The point here being how that air of unassumption contrasted with the raging and somewhat suggestive lyrics of the hirsute Austin (grunge? funk? punk?) rocker on stage – Bob Schneider, whom Ms. Bullock just happened to have been dating for two years. (Yes I realize this would have been a better anecdote had the love interest been Rob “Deuce Bigelow I & II” Schneider; but I think I can get to the same conclusion with the lesser evil.
Not having any precognition of a Jesse James in the Bullock future, most of the folks I know thought this was already a Felix and Oscar odd couple. Now maybe it was the odd circumstance of their both being from Austin and both having mothers who were former German opera singers (I looked it up as soon as we got home) --- I mean what are the chances? Sort of the way I always thought Jane Fonda and Ted Turner might have hit it off at an exclusive singles club for the children of suicidal parents.

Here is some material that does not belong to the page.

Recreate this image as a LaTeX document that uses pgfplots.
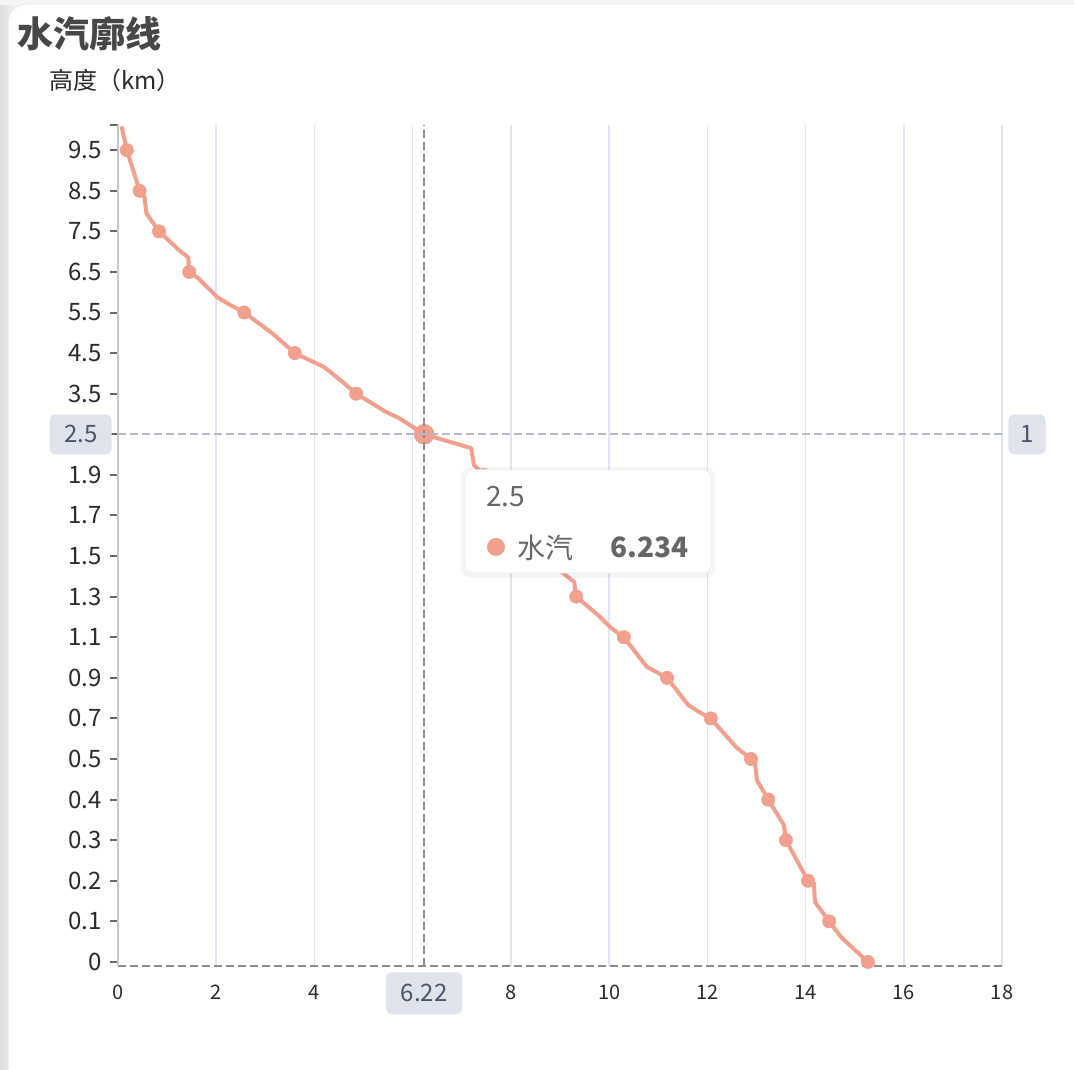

But I just assume there’s just some attraction to folks who appear to be “bad boys” on the surface and an ability to see the good in them. (It turns out the guy did have talent, and some nicely introspective pieces too.) So it’s not inconsistent to have apparently seen the same in the tattooed biker whose prior marriage had been to an almost equally heavily tattooed, formerly imprisoned, tax dodging porn star. In the words of the late Pat Paulsen, “Picky, picky, picky.”
My take is if you think the woman is talented, and more importantly, smart, as I do, then there really did have to be something there. As for the sequential infidelity messiness, the simplest explanation might be that under all that ink, there may be many redeeming features, and he’s a guy with a penis. I’m not too sure that with JJ, it’s not one of those situations of there but for the grace of God… and an absence of imagination and opportunity. Forget all this sex addiction counseling, tearful regrets, etc. If they'd just let us enter a plea with "Hey, we're guys,alright?" there'd be a lot less fuss. Isn't that the way they do it in both the real and Vegas/faux Frances? At least that’s my story.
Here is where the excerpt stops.